Decomposition of trace zero real matrix with purely imaginary eigenvalues I would like to prove that for a matrix $A\in sl(2,\mathbb{R})$, i.e. a real matrix with $\text{tr}(A)=0$, if the eigenvalues of $A$ are $\pm i\alpha$, for $\alpha\in \mathbb{R}$, then there is a real matrix $M$ with $\det(M)>0$ and
$$
MAM^{-1}=\alpha J
$$
where $J=\begin{pmatrix}0&1\\-1&0\end{pmatrix}$.
It seems like it should be easy, but I am having some difficulty proving it by hand. I am wondering if there is a more abstract solution (I don't know any Lie theory). Thanks for any help!
 A: You cannot prove it because it is false. Consider $A=J^T$ and $\alpha=1$.
The equation $MJ^TM^{-1}=J$ implies that $MJ^T=JM$, or, using coordinates,
$$
\pmatrix{b&-a\\ d&-c}
=\pmatrix{a&b\\ c&d}\pmatrix{0&-1\\ 1&0}
=\pmatrix{0&1\\ -1&0}\pmatrix{a&b\\ c&d}
=\pmatrix{c&d\\ -a&-b}.
$$
Hence $b=c,\,a=-d$ and $\det(M)=ad-bc=-a^2-b^2\le0$.
The statement is true, however, if $\alpha\ne0$ and one can pick the sign of $\alpha$ at will. In other words, one can pick a real matrix $M$ with positive determinant such that $MAM^{-1}=\beta J$ for some $\beta\in\{-\alpha ,\alpha\}$.

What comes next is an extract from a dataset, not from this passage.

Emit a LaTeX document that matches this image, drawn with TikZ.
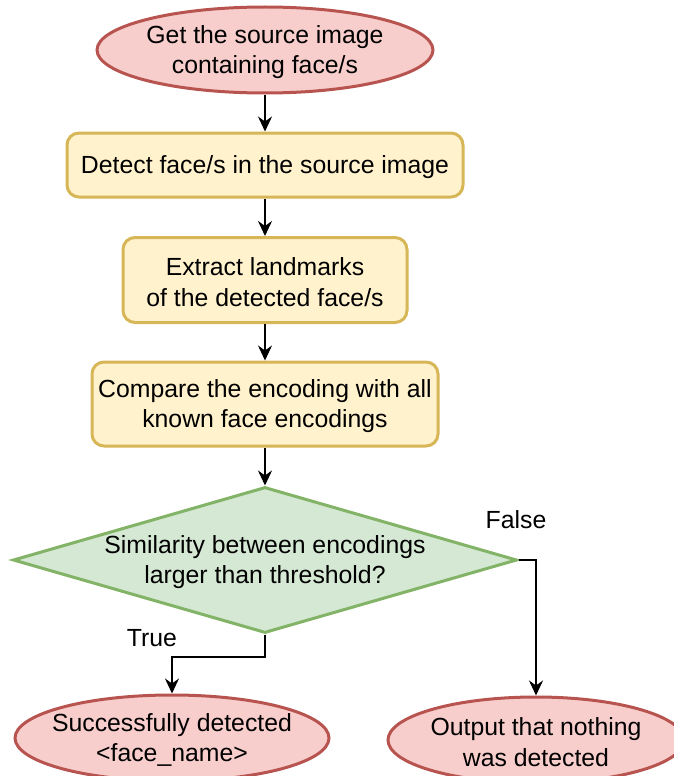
\documentclass[tikz,border=0pt]{standalone}
\usepackage{fontspec}
\setmainfont{Liberation Sans}
\usetikzlibrary{shapes.geometric,arrows.meta}

\definecolor{redfill}{HTML}{F8CECC}
\definecolor{redline}{HTML}{B85450}
\definecolor{yelfill}{HTML}{FFF2CC}
\definecolor{yelline}{HTML}{D6B656}
\definecolor{grnfill}{HTML}{D5E8D4}
\definecolor{grnline}{HTML}{82B366}

\tikzset{
  txt/.style={font=\fontsize{24.8}{30.5}\selectfont, align=center, text=black, yshift=-2pt},
  terminal/.style={ellipse, draw=redline, fill=redfill, line width=3pt, inner sep=0pt},
  process/.style={rectangle, rounded corners=12pt, draw=yelline, fill=yelfill, line width=3pt, inner sep=0pt},
  decision/.style={diamond, draw=grnline, fill=grnfill, line width=3pt, inner sep=0pt},
  flow/.style={line width=2pt, draw=black, -{Stealth[length=15pt,width=14pt,inset=5pt]}},
  edgelabel/.style={txt}
}

\begin{document}
\begin{tikzpicture}[x=1pt,y=-1pt]
  \useasboundingbox (0,0) rectangle (673,776);

  % start
  \node[terminal, minimum width=336pt, minimum height=86pt] (start) at (265,50) {};
  \node[txt] (starttext) at (start.center)
    {Get the source image\\containing face/s};

  % processing steps
  \node[process, minimum width=396pt, minimum height=64pt] (detect) at (265,165) {};
  \node[txt] (detecttext) at (detect.center)
    {Detect face/s in the source image};
  \node[process, minimum width=284pt, minimum height=85pt] (extract) at (265,280) {};
  \node[txt] (extracttext) at (extract.center)
    {Extract landmarks\\of the detected face/s};
  \node[process, minimum width=346pt, minimum height=84pt] (compare) at (265,404) {};
  \node[txt] (comparetext) at (compare.center)
    {Compare the encoding with all\\known face encodings};

  % decision
  \node[decision, minimum width=504pt, minimum height=146pt] (check) at (265,560) {};
  \node[txt] (checktext) at (check.center)
    {Similarity between encodings\\larger than threshold?};

  % outcomes
  \node[terminal, minimum width=314pt, minimum height=86pt] (found) at (172,738) {};
  \node[txt] (foundtext) at (found.center)
    {Successfully detected\\<face\_name>};
  \node[terminal, minimum width=296pt, minimum height=86pt] (none) at (536,740) {};
  \node[txt] (nonetext) at (none.center)
    {Output that nothing\\was detected};

  % connectors
  \draw[flow] (start.south) -- (detect.north);
  \draw[flow] (detect.south) -- (extract.north);
  \draw[flow] (extract.south) -- (compare.north);
  \draw[flow] (compare.south) -- (check.north);
  \draw[flow] (check.south) -- ++(0,22) -| (found.north);
  \draw[flow] (check.east) -| (none.north);

  % branch labels
  \node[edgelabel] (truelbl) at (152,636) {True};
  \node[edgelabel] (falselbl) at (516,518) {False};
\end{tikzpicture}
\end{document}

Presumably $\alpha$ is nonzero, otherwise the statement is false when $A$ is a nilpotent Jordan block. When $\alpha$ is indeed nonzero, both $A$ and $\alpha J$ have the same spectrum consisting of two distinct complex eigenvalues. Therefore they are similar over $\mathbb C$ (because they are both similar to $\operatorname{diag}(i\alpha,-i\alpha)$). However, two matrices that are similar over an extension field must be similar over the ground field (because they must have the same rational canonical form). Therefore $A$ is similar to $\alpha J$ over $\mathbb R$. That is, there exists some real invertible matrix $P$ such that $PAP^{-1}=\alpha J$. Now, if $\det P>0$, we can pick $M=P$ and $\beta=\alpha$. If $\det P<0$, we can pick $M=\pmatrix{1&0\\ 0&-1}P$ and $\beta=-\alpha$.
The sign of $\beta$ is uniquely determined by $A$. That is, if $MAM^{-1}=\beta J\ne0$, you cannot find another real matrix $M_1$ with positive determinant such that $M_1AM_1^{-1}=-\beta J$, because, as shown in the above, $-J=J^T$ is not similar to $J$ via a change-of-basis matrix with positive determinant.